Когда все было готово для предания его суду военного совета, Цендер попросил, чтобы из Южной Америки был вызван какой-то свидетель, показания которого могли бы послужить ему на пользу. Вследствие этого процесс был отложен на восемь месяцев, и только 20 марта 1916 г. дело его было назначено к слушанию. Однако свидетель, которого с трудом удалось привезти и путешествие которого стоило много денег, почти ничего не сказал в пользу Цеп-дера, и этот последний был признан виновным и казнен в лондонском Тауэре 11 апреля, через девять месяцев после ареста.
Миллер живой и мертвый
В начале 1915 г. отдел военного министерства, занимавшийся контршпионажем, был обеспокоен целым рядом писем, адресованных на имя одной из шпионских организаций в Голландии. Отправитель этих писем хорошо писал по-английски, и написанные обыкновенными чернилами послания его казались совершенно невинными. Но между строчек были написаны симпатическими чернилами сведения, которые хотя и не имели большой ценности, но давали основание полагать, что автор их близок к открытию военной тайны; они указывали также на большую наблюдательность и подлинный ум автора, поэтому было бы крайне неосмотрительно выпустить из рук хотя бы одно из посланий этого человека. Письма отправлялись по почте из разных кварталов Лондона, и по ним никак нельзя было установить личность отправителя. Как и все шпионы, он беспрестанно требовал денег, и мы надеялись, что какой-нибудь запрос из Голландии обнаружит его местожительство. Но развязка пришла совсем не оттуда, откуда мы ждали. В письме, адресованном в то же самое агентство в Голландии, были обнаружены после химического воздействия несколько строчек, написанных симпатическими чернилами. Они были написаны другим почерком, и в этом письме адресата уведомляли, что «Ц» выехал в Ньюкасл и что оттуда будет послано сообщение о «201». На почтовой марке был штемпель Дэтфорда.
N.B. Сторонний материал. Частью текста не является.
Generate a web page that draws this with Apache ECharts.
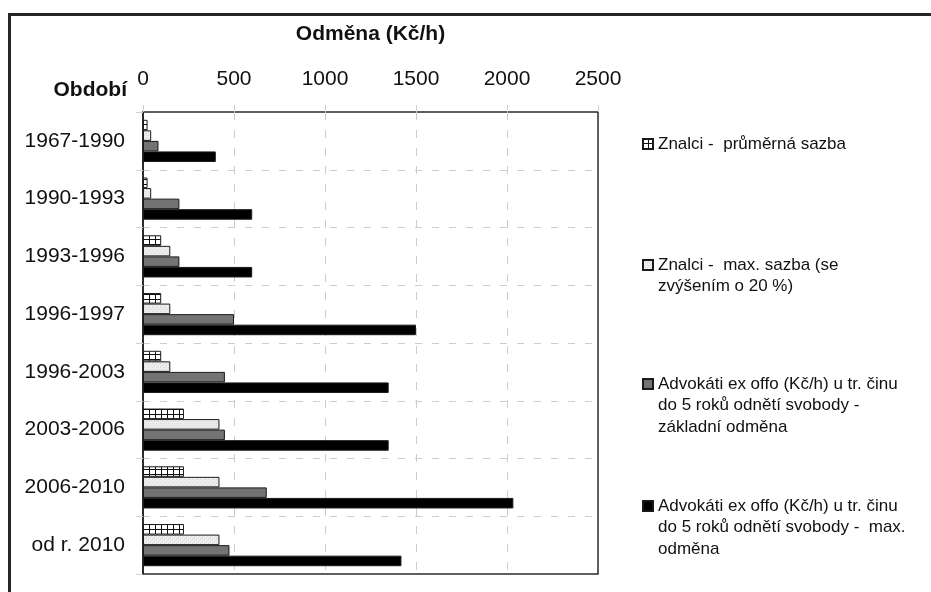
<!DOCTYPE html>
<html>
<head>
<meta charset="utf-8">
<title>Odměna (Kč/h)</title>
<script src="https://cdn.jsdelivr.net/npm/echarts@6/dist/echarts.min.js"></script>
<style>
  html, body { margin: 0; padding: 0; background: #fff; }
  #chart { width: 931px; height: 592px; }
</style>
</head>
<body>
<div id="chart"></div>
<script>
// období (osa Y, shora dolů)
var periods = ['1967-1990', '1990-1993', '1993-1996', '1996-1997', '1996-2003', '2003-2006', '2006-2010', 'od r. 2010'];

// hodnoty v Kč/h
var znalciPrumer = [25, 25, 100, 100, 100, 225, 225, 225];
var znalciMax = [45, 45, 150, 150, 150, 420, 420, 420];
var advokatiZakladni = [85, 200, 200, 500, 450, 450, 680, 475];
var advokatiMax = [400, 600, 600, 1500, 1350, 1350, 2035, 1420];

var seriesNames = [
  'Znalci -  průměrná sazba',
  'Znalci -  max. sazba (se\nzvýšením o 20 %)',
  'Advokáti ex offo (Kč/h) u tr. činu\ndo 5 roků odnětí svobody -\nzákladní odměna',
  'Advokáti ex offo (Kč/h) u tr. činu\ndo 5 roků odnětí svobody -  max.\nodměna'
];

var FONT = '"Liberation Sans", Arial, sans-serif';

// vzorek mřížky (bílé pozadí, černé čáry)
function makeGridPattern() {
  var c = document.createElement('canvas');
  c.width = 6; c.height = 5;
  var ctx = c.getContext('2d');
  ctx.fillStyle = '#ffffff';
  ctx.fillRect(0, 0, 6, 5);
  ctx.fillStyle = '#111111';
  ctx.fillRect(5, 0, 1, 5);
  ctx.fillRect(0, 4, 6, 1);
  return c;
}
// světle šedý "kropenatý" vzorek
function makeSpecklePattern() {
  var c = document.createElement('canvas');
  c.width = 4; c.height = 4;
  var ctx = c.getContext('2d');
  ctx.fillStyle = '#e9e9e9';
  ctx.fillRect(0, 0, 4, 4);
  ctx.fillStyle = '#f7f7f7';
  ctx.fillRect(1, 0, 1, 1);
  ctx.fillRect(3, 2, 1, 1);
  ctx.fillStyle = '#dcdcdc';
  ctx.fillRect(0, 3, 1, 1);
  ctx.fillRect(2, 1, 1, 1);
  return c;
}

var fills = [
  { image: makeGridPattern(), repeat: 'repeat' },
  { image: makeSpecklePattern(), repeat: 'repeat' },
  '#737373',
  '#000000'
];
var values = [znalciPrumer, znalciMax, advokatiZakladni, advokatiMax];

var chart = echarts.init(document.getElementById('chart'));

// legenda: ikona u prvního řádku textu
var LH = 21.5;
var legendCenters = [144, 265, 384, 506];
var legends = seriesNames.map(function (name, i) {
  var n = name.split('\n').length;
  var lead = new Array(n).join('\n');
  return {
    orient: 'vertical',
    left: 642,
    top: legendCenters[i] - (2 * n - 1) * LH / 2,
    padding: 0,
    itemWidth: 10,
    itemHeight: 10,
    icon: 'rect',
    selectedMode: false,
    data: [name],
    formatter: function (s) { return lead + s; },
    textStyle: {
      fontFamily: FONT,
      fontSize: 17,
      color: '#111',
      lineHeight: LH
    }
  };
});

chart.setOption({
  animation: false,
  backgroundColor: '#fff',
  legend: legends,
  graphic: [
    {
      type: 'rect',
      silent: true,
      shape: { x: 9.5, y: 14.5, width: 1000, height: 700 },
      style: { fill: 'none', stroke: '#262626', lineWidth: 3 }
    }
  ],
  grid: {
    left: 143,
    right: 333,
    top: 112,
    bottom: 18,
    show: true,
    borderColor: '#2b2b2b',
    borderWidth: 1.5
  },
  xAxis: {
    type: 'value',
    position: 'top',
    min: 0,
    max: 2500,
    interval: 500,
    name: 'Odměna (Kč/h)',
    nameLocation: 'middle',
    nameGap: 78,
    nameTextStyle: {
      fontFamily: FONT,
      fontSize: 21,
      fontWeight: 'bold',
      color: '#111',
      verticalAlign: 'middle'
    },
    axisLine: { show: false },
    axisTick: { show: true, length: 7, lineStyle: { color: '#d0d0d0' } },
    axisLabel: {
      fontFamily: FONT,
      fontSize: 21,
      color: '#111',
      margin: 22,
      formatter: function (v) { return String(v); }
    },
    splitLine: {
      show: true,
      showMinLine: false,
      showMaxLine: false,
      lineStyle: { color: '#cccccc', type: [8, 10], width: 1 }
    }
  },
  yAxis: {
    type: 'category',
    inverse: true,
    data: periods,
    name: 'Období',
    nameLocation: 'start',
    nameGap: 22,
    nameTextStyle: {
      fontFamily: FONT,
      fontSize: 21,
      fontWeight: 'bold',
      color: '#111',
      align: 'right',
      verticalAlign: 'middle',
      padding: [0, 16, 0, 0]
    },
    axisLine: { show: true, lineStyle: { color: '#1a1a1a', width: 1.5 } },
    axisTick: { show: true, length: 7, lineStyle: { color: '#d0d0d0' } },
    axisLabel: { fontFamily: FONT, fontSize: 21, color: '#111', margin: 18, padding: [6, 0, 0, 0] },
    splitLine: {
      show: true,
      interval: 0,
      showMinLine: false,
      showMaxLine: false,
      lineStyle: { color: '#cccccc', type: [7, 10], width: 1 }
    }
  },
  series: seriesNames.map(function (name, i) {
    return {
      name: name,
      type: 'bar',
      data: values[i],
      barGap: '0%',
      barCategoryGap: '27%',
      itemStyle: { color: fills[i], borderColor: '#1a1a1a', borderWidth: 1 }
    };
  })
});
</script>
</body>
</html>
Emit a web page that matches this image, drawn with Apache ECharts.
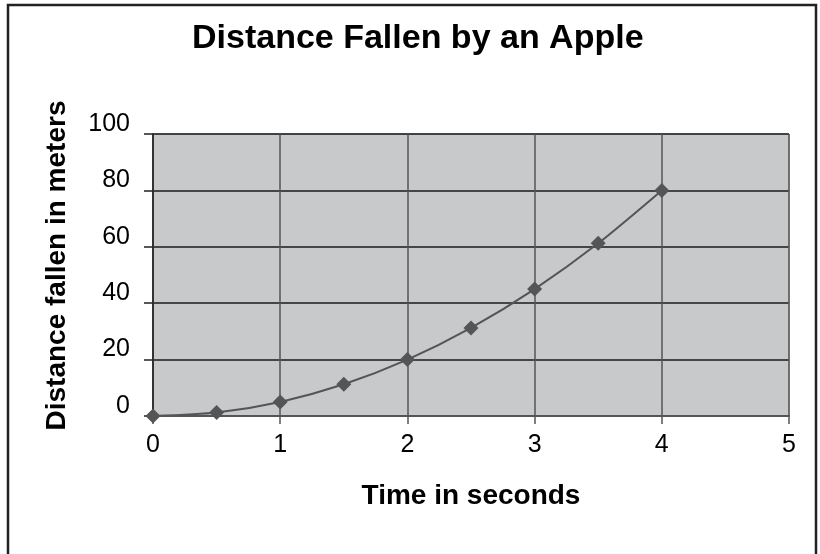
<!DOCTYPE html>
<html>
<head>
<meta charset="utf-8">
<script src="https://cdn.jsdelivr.net/npm/echarts@6/dist/echarts.min.js"></script>
<style>
  html, body { margin: 0; padding: 0; background: #fff; }
  #chart { width: 820px; height: 554px; }
</style>
</head>
<body>
<div id="chart"></div>
<script>
// time (s) and distance fallen (m)
const times = [0, 0.5, 1, 1.5, 2, 2.5, 3, 3.5, 4];
const distances = [0, 1.25, 5, 11.25, 20, 31.25, 45, 61.25, 80];

const FONT = '"Liberation Sans", Arial, sans-serif';
const chart = echarts.init(document.getElementById('chart'));

chart.setOption({
  backgroundColor: '#fff',
  animation: false,
  textStyle: { fontFamily: FONT },
  title: {
    text: 'Distance Fallen by an Apple',
    left: 192,
    top: 22,
    padding: 0,
    textStyle: { fontSize: 34, fontWeight: 'bold', color: '#000', fontFamily: FONT },
  },
  graphic: [{
    type: 'rect',
    shape: { x: 8, y: 5, width: 808, height: 570 },
    style: { fill: null, stroke: '#222', lineWidth: 2.5 },
    silent: true,
  }],
  grid: {
    left: 153,
    right: 31,
    top: 134,
    bottom: 138,
    show: true,
    backgroundColor: '#c8c9cb',
    borderColor: '#9a9a9a',
    borderWidth: 1,
  },
  xAxis: {
    type: 'value',
    min: 0,
    max: 5,
    interval: 1,
    name: 'Time in seconds',
    nameLocation: 'middle',
    nameGap: 66,
    nameTextStyle: { fontSize: 28, fontWeight: 'bold', color: '#000', fontFamily: FONT, verticalAlign: 'top' },
    axisLine: { show: true, lineStyle: { color: '#555', width: 2 } },
    axisTick: { show: true, length: 8, lineStyle: { color: '#555', width: 1.5 } },
    axisLabel: { fontSize: 25, color: '#000', margin: 17, fontFamily: FONT },
    splitLine: { show: true, lineStyle: { color: '#555', width: 1.5 } },
  },
  yAxis: {
    type: 'value',
    min: 0,
    max: 100,
    interval: 20,
    name: 'Distance fallen in meters',
    nameLocation: 'middle',
    nameGap: 82,
    nameRotate: 90,
    nameTextStyle: { fontSize: 28, fontWeight: 'bold', color: '#000', fontFamily: FONT, padding: [0, 0, 0, 19] },
    axisLine: { show: true, lineStyle: { color: '#333', width: 2 } },
    axisTick: { show: true, length: 9, lineStyle: { color: '#222', width: 1.5 } },
    axisLabel: { fontSize: 25, color: '#000', margin: 23, verticalAlign: 'bottom', lineHeight: 20, fontFamily: FONT },
    splitLine: { show: true, lineStyle: { color: '#1a1a1a', width: 1.5 } },
  },
  series: [{
    type: 'line',
    data: times.map((t, i) => [t, distances[i]]),
    smooth: 0.25,
    symbol: 'diamond',
    symbolSize: 15,
    lineStyle: { color: '#555', width: 2 },
    itemStyle: { color: '#555' },
  }],
});
</script>
</body>
</html>
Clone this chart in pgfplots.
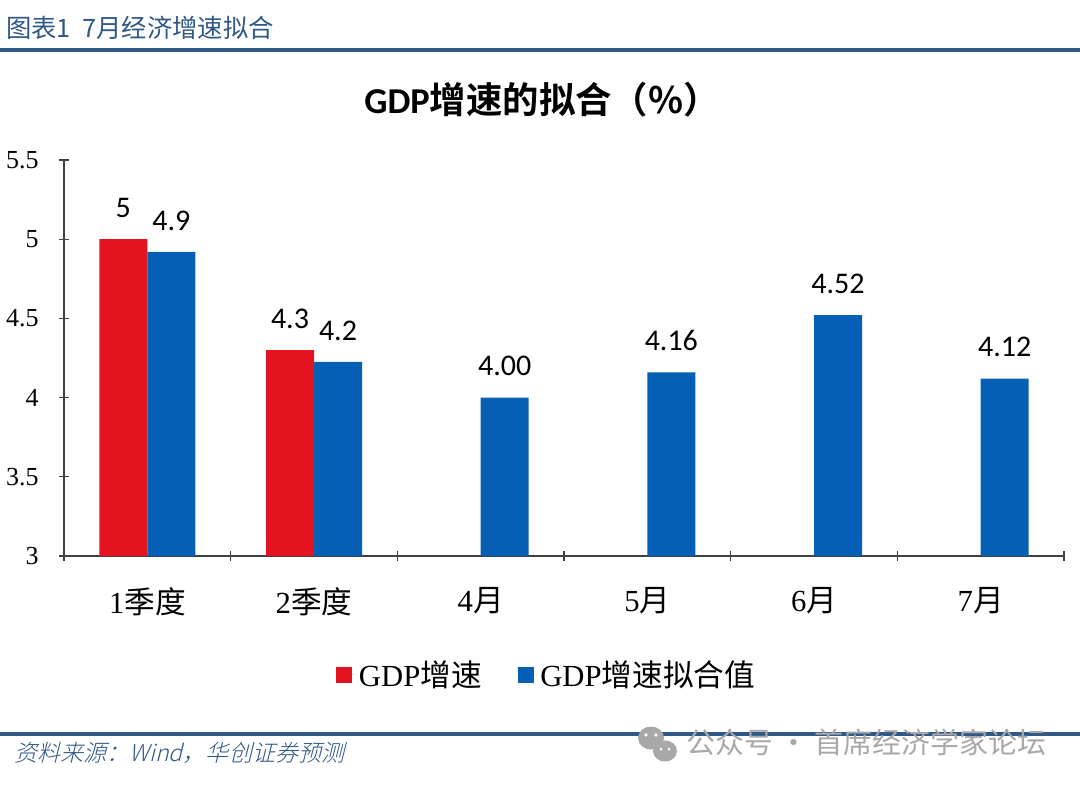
\documentclass[border=0pt]{standalone}
\usepackage{fontspec}
\usepackage{pgfplots}
\pgfplotsset{compat=1.18}
\setmainfont{Liberation Serif}
\newfontfamily\cjk{Noto Sans CJK SC}
\newfontfamily\cjkslant[FakeSlant=0.25]{Noto Sans CJK SC Light}
\newfontfamily\cjkbold{Noto Sans CJK SC Bold}
\newfontfamily\labelfont{Carlito}
\definecolor{gdpred}{HTML}{E3141F}
\definecolor{gdpblue}{HTML}{0560B5}
\definecolor{headblue}{HTML}{2F5788}
\definecolor{wmgrey}{HTML}{A8A8A8}

\begin{document}
\begin{tikzpicture}[x=0.75pt,y=-0.75pt]
% page box in reference pixels, y down
\path[use as bounding box] (0,0) rectangle (1080,785);

\node[anchor=west,inner sep=0pt,text=headblue,font=\cjk\fontsize{19pt}{21pt}\selectfont] at (6,28) {图表1\ \ 7月经济增速拟合};
\fill[headblue] (0,47.5) rectangle (1080,51.5);
\fill[headblue] (0,731.5) rectangle (1080,735.5);
\node[anchor=west,inner sep=0pt,text=headblue,font=\cjkslant\fontsize{17.3pt}{19pt}\selectfont] at (14,753) {资料来源：Wind，华创证券预测};

\node[font=\cjkbold\fontsize{27.3pt}{29pt}\selectfont] at (542,100) {{\labelfont\bfseries GDP}增速的拟合（\%）};

% watermark
\fill[wmgrey] (651,738) ellipse (13 and 11.5);
\fill[wmgrey] (665,751) ellipse (12 and 10.5);
\fill[white] (646,735) circle (1.8) (656,735) circle (1.8) (661,749) circle (1.5) (669,749) circle (1.5);
\node[anchor=west,inner sep=0pt,text=wmgrey,font=\cjk\fontsize{21.7pt}{23pt}\selectfont] at (686,742) {公众号 · 首席经济学家论坛};

\coordinate (axorigin) at (64,556);
\begin{axis}[
    at={(axorigin)},
    anchor=south west,
    scale only axis,
    width=750pt,
    height=297pt,
    ybar=0pt,
    bar width=36pt,
    ymin=3, ymax=5.5,
    xmin=-0.5, xmax=5.5,
    xtick={-0.5,0.5,...,5.5},
    xticklabels={},
    extra x ticks={0,1,2,3,4,5},
    extra x tick labels={1{\cjk 季度},2{\cjk 季度},4{\cjk 月},5{\cjk 月},6{\cjk 月},7{\cjk 月}},
    extra x tick style={major tick length=0pt,
        tick label style={font=\fontsize{23pt}{25pt}\selectfont,yshift=-20pt}},
    ytick={3,3.5,4,4.5,5,5.5},
    yticklabels={3,3.5,4,4.5,5,5.5},
    y tick label style={xshift=-12pt},
    tick label style={font=\fontsize{19.5pt}{22pt}\selectfont},
    tick align=outside,
    major tick length=7pt,
    tick style={color=black!75,line width=0.9pt},
    axis line style={color=black!75,line width=0.9pt},
    axis x line=bottom,
    axis y line=left,
    x axis line style={-},
    y axis line style={-},
    clip=false,
    nodes near coords,
    point meta=explicit symbolic,
    every node near coord/.append style={font=\labelfont\fontsize{22.5pt}{24pt}\selectfont,yshift=12.5pt,black},
    legend style={at={(0.483,-0.25)},anchor=north,draw=none,fill=none,
        legend columns=2,
        font=\fontsize{23pt}{25pt}\selectfont,
        /tikz/every even column/.append style={column sep=25pt}},
    legend image code/.code={\fill[#1] (0pt,-6pt) rectangle (12pt,6pt);\path (0pt,0pt) -- (15pt,0pt);},
]
\addplot[fill=gdpred,draw=none] coordinates {(0,5)[5] (1,4.3)[4.3]};
\addlegendentry{GDP{\cjk 增速}}
\addplot[fill=gdpblue,draw=none] coordinates {(0,4.92)[4.9] (1,4.225)[4.2] (2,4.00)[4.00] (3,4.16)[4.16] (4,4.52)[4.52] (5,4.12)[4.12]};
\addlegendentry{GDP{\cjk 增速拟合值}}
\end{axis}
\end{tikzpicture}
\end{document}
Я был один в своем рабочем кабинете, когда майор Сванн пришел ко мне с этим известием. Обычное хладнокровие покинуло его. «Я полагаю, что мы в конце концов все-таки поймаем этого негодяя, — сказал он. — Очевидно, под буквой „Ц“ скрывается то лицо, которое мы ищем, а число „201“ должно обозначать номер дома. Не могли бы вы узнать, на скольких улицах в Дэтфорде имеются дома с номерами, доходящими до 200?». Это было немедленно исполнено. Я позвонил в полицейский участок в Дэтфорде, и мне тотчас же ответили оттуда, что там имеется только одна такая улица — главная дэтфордская. Я спросил, знают ли они, кто проживает в номере 201, и меня уведомили, что там живет британский подданный, но фамилия его немецкая — Петер Ган, и что он пекарь-кондитер.
Каково же было удивление толстого маленького пекаря, когда из подъехавшего к его дому такси вышли несколько полицейских чиновников в штатском платье. Его и его жену тотчас же отвезли в Скотланд-ярд, а тем временем инспектор произвел тщательный обыск всего помещения и нашел в уже потушенной печке, где пекли хлеб, картонную коробку, в которой находился весь необходимый материал для секретного письма. Бумага и конверты, совершенно схожие с теми, которыми пользовался таинственный шпион, подписывавшийся цифрой «201».
Мне принесли все эти предметы в момент, когда я допрашивал Гана. Инспектор, которому было поручено следствие, навел справки у соседей пекаря и узнал через одну клиентку, что какой-то высокого роста хорошо одетый иностранец часто посещал Петера Гана. Ей сказали, что это был русский, проживавший где-то в Блюмсбери. Она полагала, что фамилия его была Миллер. Усевшись в моем кресле, Ган оказался весьма скупым на слова. Он заявил, что ничего не знает о букве «Ц», отрицал, что когда-либо писал письма, и когда ему показали картонку со всем материалом для секретного шифра, он замкнулся в упорном молчании. Репутация его была не слишком чиста. Он родился в Англии от немца-отца, перешедшего в английское подданство. Он поселился в Дэтфорде и занимался там своим ремеслом (пекаря) с 1910 г., но через три года обанкротился. Однако в 1913 г. он снова открыл свою лавочку с капиталом, происхождение которого он не мог объяснить. Так как он отказывался отвечать на вопросы, то мы посадили его в одиночную камеру и тем временем допросили его жену. Эта бедная женщина вскоре вполне нас убедила, что она ровно ничего не знала обо всем этом деле. Ей было только известно, что к мужу ее приходят посетители, но каждый раз, когда она его спрашивала о них, он сердился на нее, и она больше не смела заговаривать с ним об этом. Мы отпустили ее с миром домой к детям.